I was disappointed with the sad state of random number generators. Many languages don't ship anything useful and some are stuck with whatever the OS provides. All existing implementations are slow, typically maxing out at a few hundred megabytes per second.
To give some perspective, my tool reaches 37.8 GB/s, writing /dev/null. Several gigabytes per second also on actual SSDs. And this is using full 20 rounds of shuffling.
Secondly, flaws have been found in non-cryptographic algorithms such as the popular Mersenne Twister and PCG64 algorithms.
The cryptographic alternative is simply better, being free of such issues as sequences repeating, and additionally being, well, cryptographically secure. Surprisingly, they appear even to be faster now, so there really ought to be no reason to stick with the old.
We use the widely used encryption algorithm ChaCha20 as an extremely fast Cryptographically Secure Pseudorandom Number Generator (CSPRNG).
A simple shell tool that simply produces randomness to a file or pipe. It uses ChaCha20 encryption algorithm to produce a random stream that cannot be predicted unless one knows the key - the seed - being used. Keeping always the same seed may be useful for researchers and such who need repeatable results.
Clone the repository, use Meson build:
meson setup build
cd build
ninja
sudo ninja install # optionally
randquik > /dev/null
Alternatively you may compile it by hand with gcc *.c -o randquik -O3 -pthread
.
Python module fills any buffers with random data very quickly,
from randquik import Cha, generate
import secrets
key = secrets.token_bytes(32)
# Allocate bytearray and fill with random
data = generate(1_000_000, key)
# Or into an existing buffer
generate_into(data, key)
Given the same key, the generate functions will on each call produce the same sequence. For incremental updates, create a generator object and extract as many non-identical bytes from it as needed. Re-initializing with the same key of course once again repeats the requence.
rng = Cha(key)
# Fill some buffer with next bytes iteratively
rng(data)
rng(data)
...
Numpy.Random BitGenerator is also provided for use with Numpy distributions. We do not recommend using it for filling byte buffers, where the Python module and the C code are far faster, but it will still provide better quality random numbers and faster than Numpy's own PCG64.
import numpy as np
from nprand import Cha
gen = np.random.Generator(Cha()) # System random seeding by default
gen.normal(size=10)
This module needs to be built by hand with Cython for now. Will be packaged properly in randquik module eventually.
Some pytest tests are provided for verifying ChaCha20 implementation correctness against the Cryptography module. Run by pytest
in the main folder after installation.
ChaCha20 as its name implies uses 20 "rounds" of shuffling for each output block. A lower number of rounds can be used for extra performance, where 8 is the minimum that is considered secure, and 12 provides a balanced option, while 20 has comfortable headroom to stay cryptographically secure.

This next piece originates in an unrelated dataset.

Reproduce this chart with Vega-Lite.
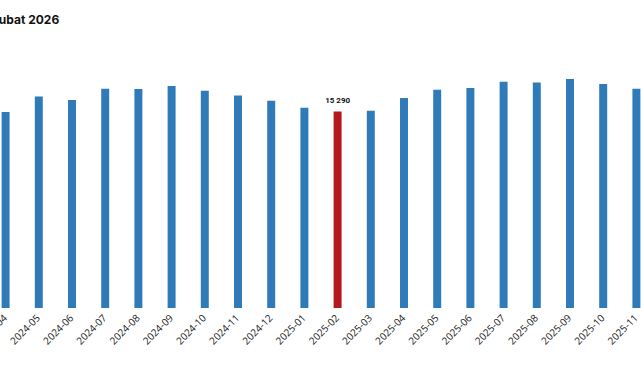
{
  "$schema": "https://vega.github.io/schema/vega-lite/v6.json",
  "autosize": {"type": "none"},
  "width": 664,
  "height": 257,
  "padding": {"left": -11, "top": 51, "right": 0, "bottom": 72},
  "title": {"text": "Şubat 2026", "anchor": "start", "frame": "group", "font": "Inter", "fontSize": 12, "fontWeight": "bold", "color": "#111111", "dx": 2, "offset": 24},
  "config": {
    "view": {"stroke": null},
    "locale": {"number": {"decimal": ",", "thousands": " ", "grouping": [3], "currency": ["", ""]}}
  },
  "data": {"values": [
    {"month": "2024-04", "value": 15245, "highlight": false},
    {"month": "2024-05", "value": 16460, "highlight": false},
    {"month": "2024-06", "value": 16180, "highlight": false},
    {"month": "2024-07", "value": 17060, "highlight": false},
    {"month": "2024-08", "value": 17035, "highlight": false},
    {"month": "2024-09", "value": 17270, "highlight": false},
    {"month": "2024-10", "value": 16900, "highlight": false},
    {"month": "2024-11", "value": 16540, "highlight": false},
    {"month": "2024-12", "value": 16125, "highlight": false},
    {"month": "2025-01", "value": 15580, "highlight": false},
    {"month": "2025-02", "value": 15290, "highlight": true},
    {"month": "2025-03", "value": 15345, "highlight": false},
    {"month": "2025-04", "value": 16335, "highlight": false},
    {"month": "2025-05", "value": 16980, "highlight": false},
    {"month": "2025-06", "value": 17115, "highlight": false},
    {"month": "2025-07", "value": 17605, "highlight": false},
    {"month": "2025-08", "value": 17550, "highlight": false},
    {"month": "2025-09", "value": 17815, "highlight": false},
    {"month": "2025-10", "value": 17425, "highlight": false},
    {"month": "2025-11", "value": 17060, "highlight": false}
  ]},
  "encoding": {
    "x": {"field": "month", "type": "ordinal", "sort": null,
      "scale": {"paddingInner": 0.76, "paddingOuter": 0.38},
      "axis": {"title": null, "labelAngle": -45, "labelAlign": "right", "labelBaseline": "middle", "labelPadding": 8, "ticks": false, "domain": false, "labelFont": "Open Sans", "labelFontSize": 10, "labelColor": "#222222"}},
    "y": {"field": "value", "type": "quantitative", "scale": {"domain": [0, 20000], "nice": false}, "axis": null}
  },
  "layer": [
    {"mark": {"type": "bar"},
     "encoding": {"color": {"field": "highlight", "type": "nominal", "scale": {"domain": [false, true], "range": ["#2f7ab8", "#b3181c"]}, "legend": null}}},
    {"transform": [{"filter": "datum.highlight"}],
     "mark": {"type": "text", "dy": -7, "baseline": "bottom", "font": "Roboto", "fontSize": 8, "fontWeight": "bold", "color": "#111111"},
     "encoding": {"text": {"field": "value", "type": "quantitative", "format": ",d"}}}
  ]
}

All functions and constructors of this module take rounds
kwarg for adjusting this. On CLI the equivalent option is -r
. By default 20 rounds are used.
The CLI uses a configurable number of threads for extremely high performance, while the Python and Numpy modules don't - for now at least.
The implementation is optimized for Apple Silicon SIMD (Neon) and x86 CPUs using AVX2 where available, falling back to SSSE3 and ultimately plain C on other platforms. The implementation is loosely based on code from libsodium but runs faster than the library can.
It is possible to seek ChaCha to any byte position in the stream without delay. This is implemented in C API only for now, and is not exposed via Numpy, Python or CLI interfaces.